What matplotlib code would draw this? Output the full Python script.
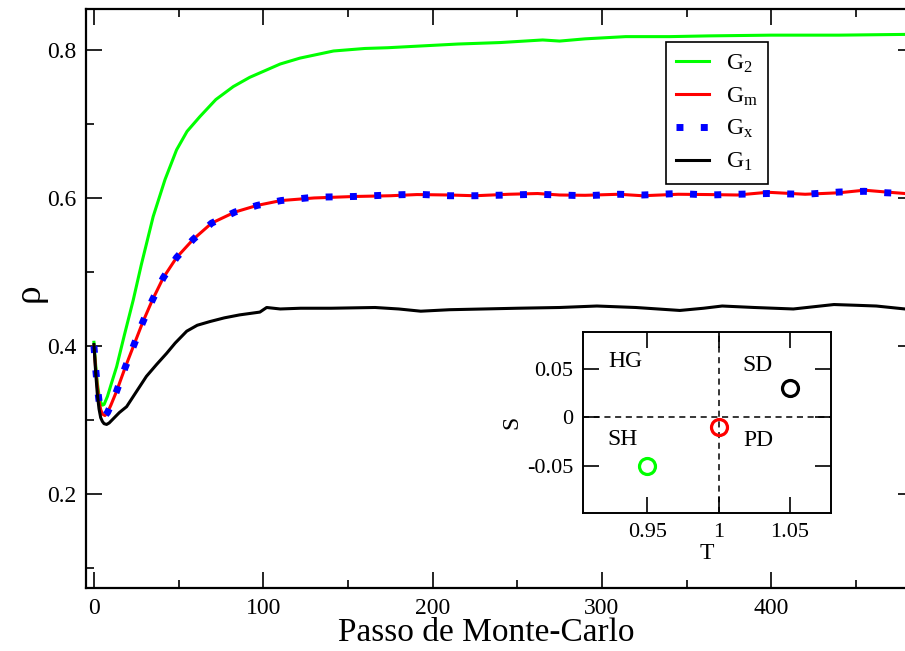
import matplotlib
matplotlib.use('Agg')
import matplotlib.pyplot as plt
from matplotlib.ticker import MultipleLocator

plt.rcParams['font.family'] = ['Liberation Serif', 'DejaVu Serif']
plt.rcParams['mathtext.fontset'] = 'custom'
plt.rcParams['mathtext.rm'] = 'Liberation Serif'
plt.rcParams['mathtext.it'] = 'Liberation Serif'
plt.rcParams['mathtext.default'] = 'regular'

# G2 (green)
t_g2 = [0, 1, 2, 3, 4, 5, 6, 8, 10, 13.4, 18, 23.2, 28, 35, 42, 48.8, 55, 62.6, 72,
        82.3, 92, 102, 110, 121.7, 141.5, 160, 173.5, 190, 215, 240, 265, 275, 290,
        314, 340, 363, 400, 440, 479]
rho_g2 = [0.405, 0.375, 0.35, 0.333, 0.324, 0.320, 0.321, 0.332, 0.347, 0.372, 0.415,
          0.462, 0.51, 0.575, 0.625, 0.665, 0.69, 0.71, 0.733, 0.7505, 0.763, 0.773,
          0.781, 0.789, 0.7986, 0.802, 0.803, 0.805, 0.808, 0.81, 0.8135, 0.812, 0.815,
          0.818, 0.818, 0.819, 0.820, 0.820, 0.821]

# Gm (red)
t_gm = [0, 1, 2, 3, 4, 5, 6.5, 8, 10, 13.4, 18.3, 23.2, 28.8, 34.5, 40.9, 48.8, 58.6,
        69.5, 83.3, 96.5, 110.5, 130, 153.8, 175, 190.8, 210, 225, 245, 262, 275, 290,
        310, 324, 345, 363, 380, 398, 420, 440, 455, 468, 479]
rho_gm = [0.40, 0.37, 0.345, 0.326, 0.314, 0.308, 0.306, 0.310, 0.320, 0.339, 0.370,
          0.399, 0.432, 0.462, 0.492, 0.5195, 0.544, 0.566, 0.581, 0.590, 0.5965, 0.600,
          0.602, 0.603, 0.6046, 0.604, 0.603, 0.605, 0.606, 0.604, 0.6036, 0.605, 0.603,
          0.605, 0.6046, 0.604, 0.6077, 0.605, 0.607, 0.6105, 0.608, 0.606]

# Gx (blue dots)
t_gx = [0, 1, 2, 3, 4, 5, 6.5, 8, 10, 13.4, 18.3, 23.2, 28.8, 34.5, 40.9, 48.8, 58.6,
        69.5, 83.3, 96.5, 110.5, 130, 153.8, 175, 190.8, 210, 225, 245, 262, 275, 290,
        310, 324, 345, 363, 380, 398, 420, 440, 455, 468, 479]
rho_gx = [0.40, 0.37, 0.345, 0.326, 0.314, 0.308, 0.306, 0.310, 0.320, 0.339, 0.370,
          0.399, 0.432, 0.462, 0.492, 0.5195, 0.544, 0.566, 0.581, 0.590, 0.5965, 0.601,
          0.602, 0.604, 0.6050, 0.603, 0.603, 0.604, 0.605, 0.604, 0.6030, 0.605, 0.604,
          0.606, 0.6040, 0.605, 0.6060, 0.605, 0.608, 0.6090, 0.607, 0.606]

# G1 (black)
t_g1 = [0, 1, 2, 3, 4, 5, 6, 7.5, 9, 12, 15, 19.3, 25, 31, 37, 42.9, 48, 54.8, 61,
        68.5, 77, 86, 98, 102, 110, 122, 140, 166, 180, 193, 210, 230, 250, 275, 297,
        320, 346, 360, 371, 390, 413, 437, 450, 462, 479]
rho_g1 = [0.402, 0.365, 0.335, 0.315, 0.303, 0.298, 0.295, 0.294, 0.296, 0.303, 0.310,
          0.318, 0.338, 0.359, 0.375, 0.390, 0.404, 0.420, 0.428, 0.433, 0.438, 0.442,
          0.4458, 0.452, 0.450, 0.451, 0.451, 0.452, 0.450, 0.447, 0.449, 0.450, 0.451,
          0.452, 0.454, 0.452, 0.448, 0.451, 0.454, 0.452, 0.450, 0.456, 0.455, 0.454,
          0.450]

# inset: game parameters
T_vals = [0.95, 1.0, 1.05]
S_vals = [-0.05, -0.01, 0.03]
pt_colors = ['#00ff00', '#ff0000', 'black']
regions = ['HG', 'SD', 'SH', 'PD']
reg_T = [0.9345, 1.0275, 0.9327, 1.0275]
reg_S = [0.057, 0.053, -0.0234, -0.024]

fig = plt.figure(figsize=(9.05, 6.51), dpi=100)
ax = fig.add_axes([0.095, 0.0968, 0.915, 0.889])

ax.plot(t_g2, rho_g2, color='#00ff00', lw=2.2, label='G$_2$')
ax.plot(t_gm, rho_gm, color='#ff0000', lw=2.2, label='G$_m$')
ax.plot(t_gx, rho_gx, color='#0000ff', lw=5, linestyle=(0, (1, 2.5)),
        dash_capstyle='butt', label='G$_x$')
ax.plot(t_g1, rho_g1, color='black', lw=2.2, label='G$_1$')

ax.set_xlim(-4.7, 484.3)
ax.set_ylim(0.073, 0.855)
ax.xaxis.set_major_locator(MultipleLocator(100))
ax.xaxis.set_minor_locator(MultipleLocator(50))
ax.yaxis.set_major_locator(MultipleLocator(0.2))
ax.yaxis.set_minor_locator(MultipleLocator(0.1))
ax.tick_params(which='both', direction='in', top=True, right=True, width=1.2,
               labelsize=17)
ax.tick_params(which='major', length=11.5, pad=7)
ax.tick_params(which='minor', length=5.8)
for s in ax.spines.values():
    s.set_linewidth(1.6)

ax.set_xlabel('Passo de Monte-Carlo', fontsize=24, va='baseline')
ax.xaxis.set_label_coords(0.483, -0.092)
ax.set_ylabel('ρ', fontsize=27, va='center', ha='center')
ax.yaxis.set_label_coords(-0.068, 0.51)

leg = ax.legend(loc='upper left', bbox_to_anchor=(0.700, 0.944), fontsize=17,
                frameon=True, fancybox=False, framealpha=1, edgecolor='black',
                handlelength=1.4, handletextpad=0.7, labelspacing=0.45,
                borderpad=0.45, borderaxespad=0)
leg.get_frame().set_linewidth(1.2)

# inset
axi = fig.add_axes([0.6439, 0.2115, 0.2744, 0.279])
axi.axvline(1.0, color='black', lw=1.1, ls=(0, (4, 3)))
axi.axhline(0.0, color='black', lw=1.1, ls=(0, (4, 3)))
for tv, sv, c in zip(T_vals, S_vals, pt_colors):
    axi.plot(tv, sv, 'o', ms=11.5, mfc='none', mec=c, mew=2.3)
for name, tv, sv in zip(regions, reg_T, reg_S):
    axi.text(tv, sv, name, fontsize=17, ha='center', va='center')
axi.set_xlim(0.9046, 1.0788)
axi.set_ylim(-0.099, 0.088)
axi.set_xticks([0.95, 1.0, 1.05])
axi.set_xticklabels(['0.95', '1', '1.05'])
axi.set_yticks([-0.05, 0, 0.05])
axi.set_yticklabels(['-0.05', '0', '0.05'])
axi.tick_params(direction='in', top=True, right=True, length=11.5, width=1.2,
                labelsize=16, pad=7)
for s in axi.spines.values():
    s.set_linewidth(1.4)
axi.set_xlabel('T', fontsize=17, labelpad=1)
axi.set_ylabel('S', fontsize=17, labelpad=3)

fig.savefig('out.png', dpi=100)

▶ [TASK BRIEF]: Report only a number: how many lines in the material above contain the string "matplotlib".

▶ [EXERCISE RESPONSE]: 5